--- START ---
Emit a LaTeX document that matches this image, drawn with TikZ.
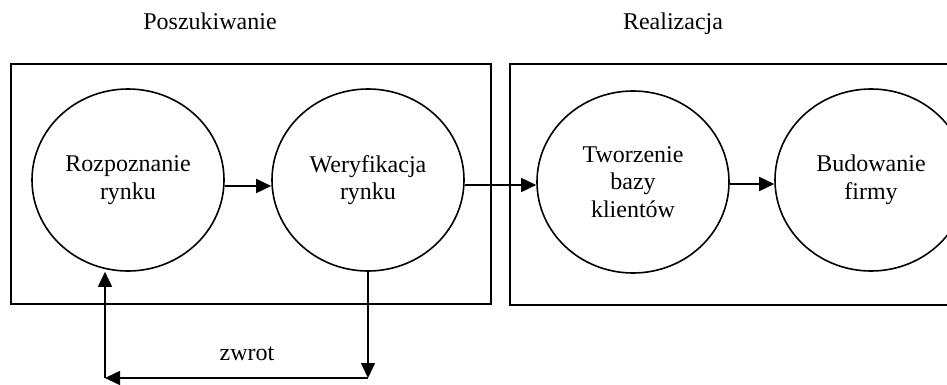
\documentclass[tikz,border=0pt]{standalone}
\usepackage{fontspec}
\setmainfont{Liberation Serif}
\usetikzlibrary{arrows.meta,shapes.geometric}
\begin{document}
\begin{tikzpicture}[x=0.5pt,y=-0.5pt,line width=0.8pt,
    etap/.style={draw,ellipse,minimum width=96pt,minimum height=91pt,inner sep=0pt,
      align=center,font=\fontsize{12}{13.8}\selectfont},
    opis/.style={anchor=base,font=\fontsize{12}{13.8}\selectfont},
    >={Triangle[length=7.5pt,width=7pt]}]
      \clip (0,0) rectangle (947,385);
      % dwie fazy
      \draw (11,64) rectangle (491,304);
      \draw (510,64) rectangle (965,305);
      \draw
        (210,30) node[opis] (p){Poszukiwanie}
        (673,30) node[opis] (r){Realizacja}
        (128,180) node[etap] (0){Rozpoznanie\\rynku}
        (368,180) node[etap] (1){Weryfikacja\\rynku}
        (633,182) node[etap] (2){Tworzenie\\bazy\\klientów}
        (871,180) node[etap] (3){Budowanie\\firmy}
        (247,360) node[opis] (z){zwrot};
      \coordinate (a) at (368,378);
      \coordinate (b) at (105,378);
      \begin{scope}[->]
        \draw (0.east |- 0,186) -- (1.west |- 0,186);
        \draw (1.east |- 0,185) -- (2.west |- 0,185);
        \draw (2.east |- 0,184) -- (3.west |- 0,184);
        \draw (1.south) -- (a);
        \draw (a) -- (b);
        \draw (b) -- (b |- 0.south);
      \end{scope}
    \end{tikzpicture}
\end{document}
--- END ---
### Work to do
What is needed is an exact reproduction of the data, pictures excluded.

### Exercise answer
Emit a LaTeX document that matches this image, drawn with TikZ.
\documentclass[tikz,border=0pt]{standalone}
\usepackage{fontspec}
\setmainfont{Liberation Serif}
\usetikzlibrary{arrows.meta,shapes.geometric}
\begin{document}
\begin{tikzpicture}[x=0.5pt,y=-0.5pt,line width=0.8pt,
    etap/.style={draw,ellipse,minimum width=96pt,minimum height=91pt,inner sep=0pt,
      align=center,font=\fontsize{12}{13.8}\selectfont},
    opis/.style={anchor=base,font=\fontsize{12}{13.8}\selectfont},
    >={Triangle[length=7.5pt,width=7pt]}]
      \clip (0,0) rectangle (947,385);
      % dwie fazy
      \draw (11,64) rectangle (491,304);
      \draw (510,64) rectangle (965,305);
      \draw
        (210,30) node[opis] (p){Poszukiwanie}
        (673,30) node[opis] (r){Realizacja}
        (128,180) node[etap] (0){Rozpoznanie\\rynku}
        (368,180) node[etap] (1){Weryfikacja\\rynku}
        (633,182) node[etap] (2){Tworzenie\\bazy\\klientów}
        (871,180) node[etap] (3){Budowanie\\firmy}
        (247,360) node[opis] (z){zwrot};
      \coordinate (a) at (368,378);
      \coordinate (b) at (105,378);
      \begin{scope}[->]
        \draw (0.east |- 0,186) -- (1.west |- 0,186);
        \draw (1.east |- 0,185) -- (2.west |- 0,185);
        \draw (2.east |- 0,184) -- (3.west |- 0,184);
        \draw (1.south) -- (a);
        \draw (a) -- (b);
        \draw (b) -- (b |- 0.south);
      \end{scope}
    \end{tikzpicture}
\end{document}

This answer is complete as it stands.